[Recorded information]:
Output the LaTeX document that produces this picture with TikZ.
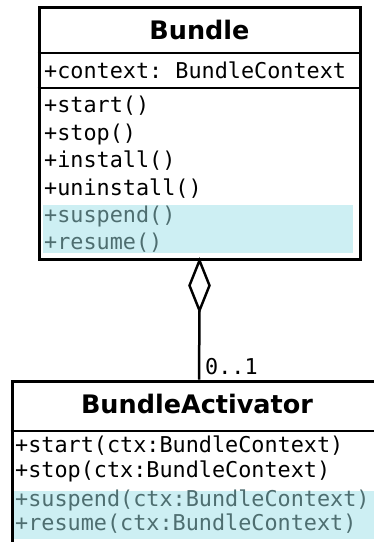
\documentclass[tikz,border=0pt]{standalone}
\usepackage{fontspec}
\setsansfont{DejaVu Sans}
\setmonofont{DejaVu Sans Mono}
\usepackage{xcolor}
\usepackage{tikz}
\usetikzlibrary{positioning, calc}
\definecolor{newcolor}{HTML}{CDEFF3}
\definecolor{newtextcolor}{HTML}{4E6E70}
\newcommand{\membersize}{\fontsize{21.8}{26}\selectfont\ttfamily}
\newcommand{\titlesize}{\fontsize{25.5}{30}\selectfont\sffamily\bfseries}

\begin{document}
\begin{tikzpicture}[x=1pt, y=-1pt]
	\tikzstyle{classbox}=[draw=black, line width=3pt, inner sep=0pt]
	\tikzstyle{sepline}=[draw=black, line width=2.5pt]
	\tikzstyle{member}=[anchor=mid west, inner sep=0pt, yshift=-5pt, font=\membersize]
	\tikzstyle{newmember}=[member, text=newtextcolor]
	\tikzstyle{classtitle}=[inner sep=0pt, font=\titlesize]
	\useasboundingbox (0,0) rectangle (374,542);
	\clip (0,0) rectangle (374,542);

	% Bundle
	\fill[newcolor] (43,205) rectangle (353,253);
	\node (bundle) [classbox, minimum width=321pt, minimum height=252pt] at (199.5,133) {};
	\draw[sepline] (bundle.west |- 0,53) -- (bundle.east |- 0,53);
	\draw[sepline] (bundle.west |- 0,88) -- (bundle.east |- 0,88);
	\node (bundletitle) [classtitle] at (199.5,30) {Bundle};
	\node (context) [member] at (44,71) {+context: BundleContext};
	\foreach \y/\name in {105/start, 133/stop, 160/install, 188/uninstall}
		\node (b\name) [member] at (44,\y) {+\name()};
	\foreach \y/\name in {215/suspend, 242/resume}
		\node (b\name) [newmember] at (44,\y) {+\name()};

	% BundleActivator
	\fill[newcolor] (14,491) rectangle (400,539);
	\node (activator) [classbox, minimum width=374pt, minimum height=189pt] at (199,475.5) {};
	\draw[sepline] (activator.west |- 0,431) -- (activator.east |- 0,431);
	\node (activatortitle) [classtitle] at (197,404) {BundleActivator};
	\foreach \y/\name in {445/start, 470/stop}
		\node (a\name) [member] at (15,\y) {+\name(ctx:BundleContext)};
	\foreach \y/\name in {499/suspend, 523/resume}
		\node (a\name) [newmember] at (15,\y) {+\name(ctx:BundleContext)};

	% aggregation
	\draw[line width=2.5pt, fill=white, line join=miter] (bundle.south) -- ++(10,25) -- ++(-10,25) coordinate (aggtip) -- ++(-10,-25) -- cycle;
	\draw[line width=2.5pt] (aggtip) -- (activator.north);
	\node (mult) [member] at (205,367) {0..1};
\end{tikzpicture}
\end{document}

[Do this]: Repeat only what lies between the start of the data and the end of the line containing "(b\name) [newmember] at", exactly, with pictures left out.

[Final result]:
Output the LaTeX document that produces this picture with TikZ.
\documentclass[tikz,border=0pt]{standalone}
\usepackage{fontspec}
\setsansfont{DejaVu Sans}
\setmonofont{DejaVu Sans Mono}
\usepackage{xcolor}
\usepackage{tikz}
\usetikzlibrary{positioning, calc}
\definecolor{newcolor}{HTML}{CDEFF3}
\definecolor{newtextcolor}{HTML}{4E6E70}
\newcommand{\membersize}{\fontsize{21.8}{26}\selectfont\ttfamily}
\newcommand{\titlesize}{\fontsize{25.5}{30}\selectfont\sffamily\bfseries}

\begin{document}
\begin{tikzpicture}[x=1pt, y=-1pt]
	\tikzstyle{classbox}=[draw=black, line width=3pt, inner sep=0pt]
	\tikzstyle{sepline}=[draw=black, line width=2.5pt]
	\tikzstyle{member}=[anchor=mid west, inner sep=0pt, yshift=-5pt, font=\membersize]
	\tikzstyle{newmember}=[member, text=newtextcolor]
	\tikzstyle{classtitle}=[inner sep=0pt, font=\titlesize]
	\useasboundingbox (0,0) rectangle (374,542);
	\clip (0,0) rectangle (374,542);

	% Bundle
	\fill[newcolor] (43,205) rectangle (353,253);
	\node (bundle) [classbox, minimum width=321pt, minimum height=252pt] at (199.5,133) {};
	\draw[sepline] (bundle.west |- 0,53) -- (bundle.east |- 0,53);
	\draw[sepline] (bundle.west |- 0,88) -- (bundle.east |- 0,88);
	\node (bundletitle) [classtitle] at (199.5,30) {Bundle};
	\node (context) [member] at (44,71) {+context: BundleContext};
	\foreach \y/\name in {105/start, 133/stop, 160/install, 188/uninstall}
		\node (b\name) [member] at (44,\y) {+\name()};
	\foreach \y/\name in {215/suspend, 242/resume}
		\node (b\name) [newmember] at (44,\y) {+\name()};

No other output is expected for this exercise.